# start of Information provided

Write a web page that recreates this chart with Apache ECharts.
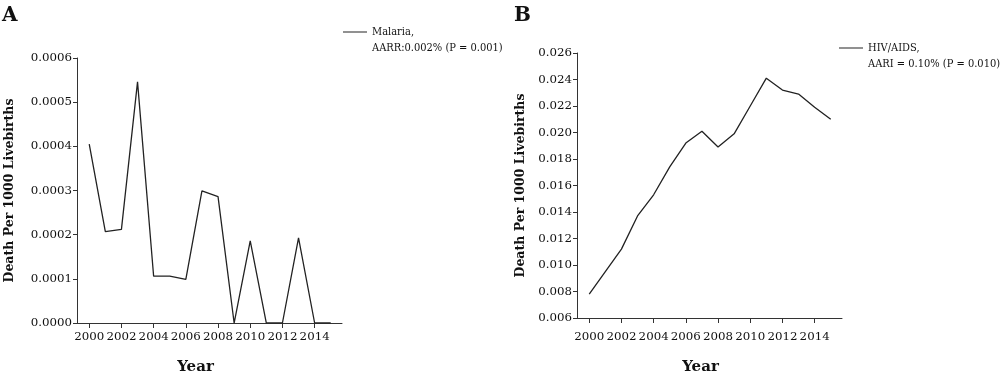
<!DOCTYPE html>
<html>
<head>
<meta charset="utf-8">
<script src="https://cdn.jsdelivr.net/npm/echarts@6/dist/echarts.min.js"></script>
<style>
html,body{margin:0;padding:0;background:#fff;}
#chart{width:1000px;height:376px;}
</style>
</head>
<body>
<div id="chart"></div>
<script>
var years = [2000,2001,2002,2003,2004,2005,2006,2007,2008,2009,2010,2011,2012,2013,2014,2015];
var yearTicks = [2000,2002,2004,2006,2008,2010,2012,2014];
var malaria = [0.000405,0.000207,0.000212,0.000546,0.000106,0.000106,0.000099,0.000299,0.000286,0,0.000186,0,0,0.000193,0,0];
var hiv = [0.0078,0.0095,0.0112,0.0137,0.0153,0.0174,0.0192,0.0201,0.0189,0.0199,0.0220,0.0241,0.0232,0.0229,0.0219,0.0210];

var FONT = 'DejaVu Serif';
var LEG_FONT = '"DejaVu Serif Condensed", "Liberation Serif", serif';
var INK = '#111';

function pairs(vals){
	var out = [];
	for(var i=0;i<years.length;i++){
		out.push([years[i], vals[i]]);
	}
	return out;
}

function xAxisOf(idx, gap, labelMargin, shift){
	return {
		gridIndex: idx,
		type: 'value',
		min: 1999.24,
		max: 2015.7,
		name: 'Year',
		nameLocation: 'middle',
		nameGap: gap,
		nameTextStyle: {fontFamily: FONT, fontWeight: 'bold', fontSize: 15, color: INK, padding: [0, shift, 0, 0]},
		axisLine: {lineStyle: {color: '#333', width: 1}},
		axisTick: {show: true, length: 5, customValues: yearTicks, lineStyle: {color: '#333'}},
		axisLabel: {customValues: yearTicks, margin: labelMargin, fontFamily: FONT, fontSize: 11.8, color: INK,
			formatter: function(v){ return String(v); }},
		splitLine: {show: false}
	};
}

function yAxisOf(idx, min, max, step, digits, gap){
	return {
		gridIndex: idx,
		type: 'value',
		min: min,
		max: max,
		interval: step,
		name: 'Death Per 1000 Livebirths',
		nameLocation: 'middle',
		nameGap: gap,
		nameTextStyle: {fontFamily: FONT, fontWeight: 'bold', fontSize: 12.5, color: INK},
		axisLine: {show: true, lineStyle: {color: '#333', width: 1}},
		axisTick: {show: true, length: 4, lineStyle: {color: '#333'}},
		axisLabel: {margin: 5, fontFamily: FONT, fontSize: 11.8, color: INK,
			formatter: function(v){ return v.toFixed(digits); }},
		splitLine: {show: false}
	};
}

// blank first line keeps the legend line level with the first text line
function legendOf(name, left, top){
	return {
		data: [name],
		left: left, top: top, padding: 0,
		icon: 'rect', itemWidth: 24, itemHeight: 1, itemGap: 0,
		formatter: function(n){ return ' \n' + n; },
		textStyle: {fontFamily: LEG_FONT, fontSize: 11, color: INK, lineHeight: 16}
	};
}

var malariaName = 'Malaria,\nAARR:0.002% (P = 0.001)';
var hivName = 'HIV/AIDS,\nAARI = 0.10% (P = 0.010)';

var chart = echarts.init(document.getElementById('chart'));
chart.setOption({
	animation: false,
	backgroundColor: '#fff',
	title: [
		{text: 'A', left: 2, top: 6, padding: 0, textStyle: {fontFamily: FONT, fontWeight: 'bold', fontSize: 20, color: '#111'}},
		{text: 'B', left: 514, top: 6, padding: 0, textStyle: {fontFamily: FONT, fontWeight: 'bold', fontSize: 20, color: '#111'}}
	],
	legend: [
		legendOf(malariaName, 343, 8),
		legendOf(hivName, 839, 24)
	],
	grid: [
		{left: 77, top: 58, width: 265, height: 265, outerBoundsMode: 'none'},
		{left: 577, top: 53, width: 265, height: 265, outerBoundsMode: 'none'}
	],
	xAxis: [
		xAxisOf(0, 37, 8, 28),
		xAxisOf(1, 42, 13, 18)
	],
	yAxis: [
		yAxisOf(0, 0, 0.0006, 0.0001, 4, 61),
		yAxisOf(1, 0.006, 0.026, 0.002, 3, 50)
	],
	series: [
		{
			name: malariaName,
			type: 'line', xAxisIndex: 0, yAxisIndex: 0,
			data: pairs(malaria),
			showSymbol: false, symbol: 'none',
			lineStyle: {color: '#222', width: 1.3},
			itemStyle: {color: '#222'}
		},
		{
			name: hivName,
			type: 'line', xAxisIndex: 1, yAxisIndex: 1,
			data: pairs(hiv),
			showSymbol: false, symbol: 'none',
			lineStyle: {color: '#222', width: 1.3},
			itemStyle: {color: '#222'}
		}
	]
});
</script>
</body>
</html>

# end of Information provided

▶ Goal of the exercise
Copy nothing but the lines from the top of the material through the line holding "var INK = '#111';", exactly as written; omit pictures.

▶ Response below
Write a web page that recreates this chart with Apache ECharts.
<!DOCTYPE html>
<html>
<head>
<meta charset="utf-8">
<script src="https://cdn.jsdelivr.net/npm/echarts@6/dist/echarts.min.js"></script>
<style>
html,body{margin:0;padding:0;background:#fff;}
#chart{width:1000px;height:376px;}
</style>
</head>
<body>
<div id="chart"></div>
<script>
var years = [2000,2001,2002,2003,2004,2005,2006,2007,2008,2009,2010,2011,2012,2013,2014,2015];
var yearTicks = [2000,2002,2004,2006,2008,2010,2012,2014];
var malaria = [0.000405,0.000207,0.000212,0.000546,0.000106,0.000106,0.000099,0.000299,0.000286,0,0.000186,0,0,0.000193,0,0];
var hiv = [0.0078,0.0095,0.0112,0.0137,0.0153,0.0174,0.0192,0.0201,0.0189,0.0199,0.0220,0.0241,0.0232,0.0229,0.0219,0.0210];

var FONT = 'DejaVu Serif';
var LEG_FONT = '"DejaVu Serif Condensed", "Liberation Serif", serif';
var INK = '#111';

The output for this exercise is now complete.